» To be done:
Find the lines in these entries that include the word "this" and state how many there are, with no other words.

···

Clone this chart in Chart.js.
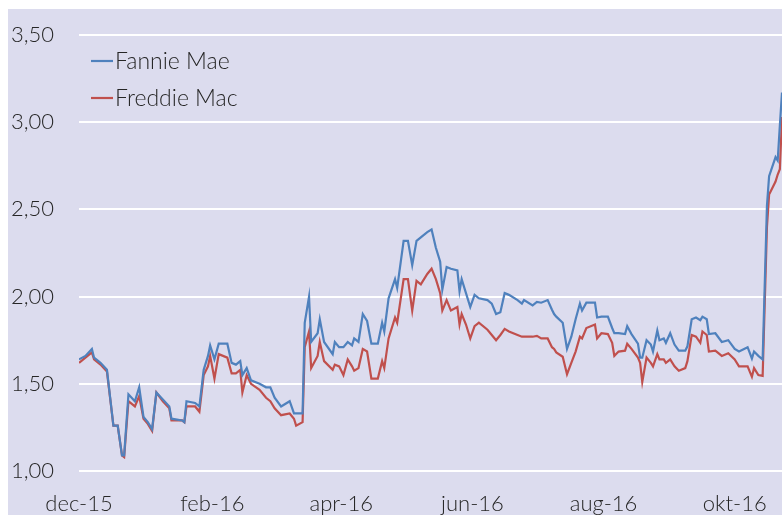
<!DOCTYPE html>
<html>
<head>
<meta charset="utf-8">
<title>Fannie Mae / Freddie Mac</title>
<script src="https://cdn.jsdelivr.net/npm/chart.js@4/dist/chart.umd.min.js"></script>
<style>
  html, body { margin: 0; padding: 0; background: #ffffff; }
  #wrap { position: absolute; left: 8px; top: 9px; width: 774px; height: 506px; background: #dcdcee; }
</style>
</head>
<body>
<div id="wrap"><canvas id="priceChart"></canvas></div>
<script>
// days since 1 dec 2015
const days = [
  0, 3, 6, 7, 10, 13, 16, 18, 20, 21, 23, 26, 28, 30, 32, 34, 36, 39, 42, 43,
  48, 49, 50, 54, 56, 58, 60, 61, 63, 65, 69, 71, 73, 75, 76, 78, 80, 84, 87, 89,
  91, 94, 98, 100, 101, 104, 105, 107, 108, 111, 112, 114, 118, 119, 121, 123, 125, 127, 128, 130, 132,
  134, 136, 139, 141, 142, 144, 147, 148, 151, 153, 155, 157, 159, 162, 164, 166, 168, 169, 171, 173, 176,
  177, 178, 180, 182, 184, 186, 190, 192, 194, 196, 198, 200, 204, 206, 207, 211, 213, 215, 218, 220, 221,
  222, 225, 227, 229, 231, 233, 234, 236, 240, 241, 243, 246, 248, 249, 251, 254, 255, 257, 260, 261, 262, 264, 266,
  267, 269, 270, 272, 273, 275, 277, 279, 282, 283, 285, 287, 289, 290, 292, 293, 296, 299, 302, 305, 307, 311,
  313, 314, 316, 318, 320, 321, 324, 325, 326, 327
];

const fannieMae = [
  1.64, 1.66, 1.70, 1.65, 1.62, 1.58, 1.26, 1.26, 1.09, 1.09, 1.44, 1.40, 1.48, 1.31, 1.28, 1.24, 1.45, 1.41, 1.37, 1.30,
  1.29, 1.28, 1.40, 1.39, 1.37, 1.58, 1.66, 1.72, 1.64, 1.73, 1.73, 1.62, 1.61, 1.63, 1.55, 1.59, 1.52, 1.50, 1.48, 1.48,
  1.42, 1.37, 1.40, 1.33, 1.33, 1.33, 1.85, 2.00, 1.74, 1.79, 1.87, 1.74, 1.67, 1.74, 1.71, 1.71, 1.74, 1.72, 1.76, 1.74, 1.90,
  1.86, 1.73, 1.73, 1.85, 1.80, 1.99, 2.10, 2.05, 2.32, 2.32, 2.18, 2.32, 2.34, 2.37, 2.385, 2.28, 2.20, 2.04, 2.17, 2.16, 2.15,
  2.03, 2.10, 2.02, 1.94, 2.01, 1.99, 1.98, 1.96, 1.90, 1.91, 2.02, 2.01, 1.98, 1.96, 1.98, 1.95, 1.97, 1.965, 1.98, 1.925, 1.90,
  1.885, 1.85, 1.70, 1.77, 1.87, 1.96, 1.92, 1.965, 1.965, 1.88, 1.885, 1.885, 1.82, 1.79, 1.79, 1.785, 1.83, 1.785, 1.73, 1.65, 1.65, 1.75, 1.725,
  1.685, 1.805, 1.75, 1.76, 1.735, 1.79, 1.725, 1.69, 1.69, 1.715, 1.87, 1.88, 1.865, 1.885, 1.87, 1.785, 1.79, 1.74, 1.75, 1.70, 1.685, 1.71,
  1.645, 1.685, 1.66, 1.64, 2.52, 2.69, 2.80, 2.78, 2.98, 3.17
];

const freddieMac = [
  1.62, 1.65, 1.68, 1.64, 1.61, 1.57, 1.26, 1.26, 1.09, 1.08, 1.40, 1.37, 1.43, 1.30, 1.27, 1.23, 1.45, 1.40, 1.36, 1.29,
  1.29, 1.28, 1.37, 1.37, 1.34, 1.55, 1.60, 1.66, 1.53, 1.67, 1.65, 1.56, 1.56, 1.58, 1.45, 1.55, 1.50, 1.465, 1.42, 1.40,
  1.36, 1.32, 1.33, 1.30, 1.26, 1.28, 1.71, 1.80, 1.59, 1.66, 1.74, 1.63, 1.58, 1.61, 1.60, 1.55, 1.64, 1.60, 1.575, 1.59, 1.70,
  1.685, 1.53, 1.53, 1.63, 1.59, 1.76, 1.88, 1.85, 2.10, 2.10, 1.92, 2.09, 2.07, 2.13, 2.16, 2.10, 2.02, 1.92, 1.98, 1.92, 1.94,
  1.84, 1.90, 1.84, 1.76, 1.83, 1.85, 1.81, 1.78, 1.75, 1.78, 1.815, 1.80, 1.78, 1.77, 1.77, 1.77, 1.775, 1.76, 1.76, 1.71, 1.70,
  1.68, 1.655, 1.555, 1.62, 1.685, 1.77, 1.76, 1.82, 1.84, 1.76, 1.79, 1.785, 1.735, 1.66, 1.685, 1.69, 1.73, 1.70, 1.65, 1.62, 1.51, 1.65, 1.62,
  1.60, 1.67, 1.64, 1.64, 1.62, 1.64, 1.60, 1.575, 1.59, 1.63, 1.78, 1.77, 1.735, 1.80, 1.78, 1.685, 1.69, 1.66, 1.675, 1.64, 1.60, 1.60,
  1.54, 1.59, 1.55, 1.545, 2.40, 2.585, 2.66, 2.70, 2.73, 3.03
];

const tickDays = [0, 62, 122, 183, 244, 305];
const tickLabels = ["dec-15", "feb-16", "apr-16", "jun-16", "aug-16", "okt-16"];

const FONT = "Lato, 'Open Sans', sans-serif";

// legend drawn inside the plot, top left, like the original
const innerLegend = {
  id: "innerLegend",
  afterDraw(chart) {
    const ctx = chart.ctx;
    const area = chart.chartArea;
    ctx.save();
    ctx.font = "300 23px " + FONT;
    ctx.textBaseline = "middle";
    chart.data.datasets.forEach((ds, i) => {
      const y = area.top + 26 + i * 37;
      ctx.strokeStyle = ds.borderColor;
      ctx.lineWidth = 2.2;
      ctx.beginPath();
      ctx.moveTo(area.left + 12, y);
      ctx.lineTo(area.left + 34, y);
      ctx.stroke();
      ctx.fillStyle = "#262626";
      ctx.fillText(ds.label, area.left + 36, y + 1);
    });
    ctx.restore();
  }
};

const ctx = document.getElementById("priceChart").getContext("2d");
new Chart(ctx, {
  type: "line",
  data: {
    datasets: [
      {
        label: "Fannie Mae",
        data: days.map((d, i) => ({ x: d, y: fannieMae[i] })),
        borderColor: "#4f81bd",
        borderWidth: 2.2,
        pointRadius: 0,
        tension: 0,
        fill: false,
      },
      {
        label: "Freddie Mac",
        data: days.map((d, i) => ({ x: d, y: freddieMac[i] })),
        borderColor: "#c0504d",
        borderWidth: 2.2,
        pointRadius: 0,
        tension: 0,
        fill: false,
      },
    ],
  },
  options: {
    responsive: true,
    maintainAspectRatio: false,
    animation: false,
    layout: { padding: { top: 26, right: 0, left: 0, bottom: 0 } },
    plugins: {
      legend: { display: false },
      tooltip: { enabled: false },
    },
    scales: {
      x: {
        type: "linear",
        min: 0,
        max: 327,
        afterBuildTicks: (scale) => {
          scale.ticks = tickDays.map((v) => ({ value: v }));
        },
        afterFit: (scale) => {
          scale.height = 44;
          scale.paddingLeft = 0;
          scale.paddingRight = 0;
        },
        grid: { display: false, drawTicks: false },
        border: { display: false },
        ticks: {
          autoSkip: false,
          maxRotation: 0,
          padding: 20,
          color: "#262626",
          font: { family: FONT, size: 22, weight: "300" },
          callback: (value) => tickLabels[tickDays.indexOf(value)],
        },
      },
      y: {
        min: 1,
        max: 3.5,
        afterFit: (scale) => {
          scale.width = 71;
          scale.paddingTop = 0;
          scale.paddingBottom = 0;
        },
        grid: { color: "#ffffff", lineWidth: 2, drawTicks: false },
        border: { display: false },
        ticks: {
          stepSize: 0.5,
          padding: 25,
          color: "#262626",
          font: { family: FONT, size: 22, weight: "300" },
          callback: (value) => value.toFixed(2).replace(".", ","),
        },
      },
    },
  },
  plugins: [innerLegend],
});
</script>
</body>
</html>
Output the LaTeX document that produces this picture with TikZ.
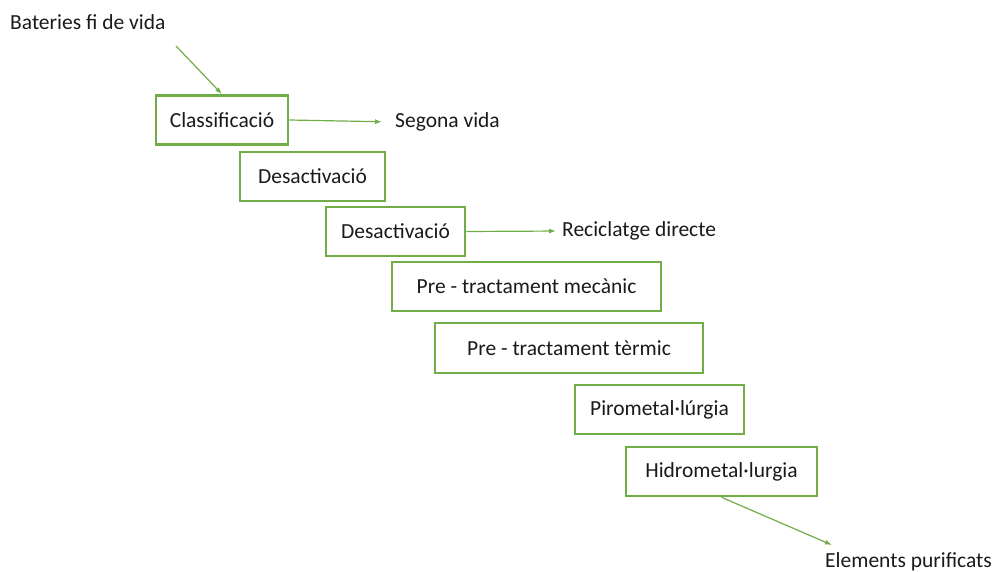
\documentclass[tikz,border=0pt]{standalone}
\usepackage{fontspec}
\setmainfont{Carlito}
\usepackage{tikz}
\usetikzlibrary{arrows.meta,positioning}
\definecolor{leaf}{HTML}{70AD47}
\definecolor{ink}{HTML}{1A1A1A}

\begin{document}
\begin{tikzpicture}[x=1pt,y=-1pt,
  stage/.style={draw=leaf,line width=2.6pt,fill=white,minimum height=49pt,inner sep=0pt,text=ink,font=\fontsize{21.5}{26}\selectfont},
  outtxt/.style={anchor=west,inner sep=0pt,text=ink,font=\fontsize{21.5}{26}\selectfont},
  flow/.style={-{Latex[length=7pt,width=5pt]},leaf,line width=1.2pt}]
\useasboundingbox (0,0) rectangle (998,572);
\node[outtxt] (bat) at (10,22) {Bateries fi de vida};
\node[stage,minimum width=132pt] (cls) at (222,120) {Classificació};
\node[stage,minimum width=145pt] (des1) at (312.5,176.5) {Desactivació};
\node[stage,minimum width=139pt] (des2) at (395.5,231.5) {Desactivació};
\node[stage,minimum width=269pt] (mec) at (526.5,286.5) {Pre - tractament mecànic};
\node[stage,minimum width=268pt,minimum height=50pt] (ter) at (569,348) {Pre - tractament tèrmic};
\node[stage,minimum width=169pt] (piro) at (659.5,409.5) {Pirometal·lúrgia};
\node[stage,minimum width=191pt] (hidro) at (721.5,471.5) {Hidrometal·lurgia};
\node[outtxt] (sv) at (395,122) {Segona vida};
\node[outtxt] (rd) at (562,231) {Reciclatge directe};
\node[outtxt] (ep) at (825,562) {Elements purificats};
\coordinate (in) at (176,46);
\coordinate (out) at (832,545);
\draw[flow] (in) -- (cls.north);
\draw[flow,shorten >=13pt] (cls.east) -- (sv.west);
\draw[flow,shorten >=6pt] (des2.east) -- (rd.west);
\draw[flow] (hidro.south) -- (out);
\end{tikzpicture}
\end{document}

···

» Final result:
2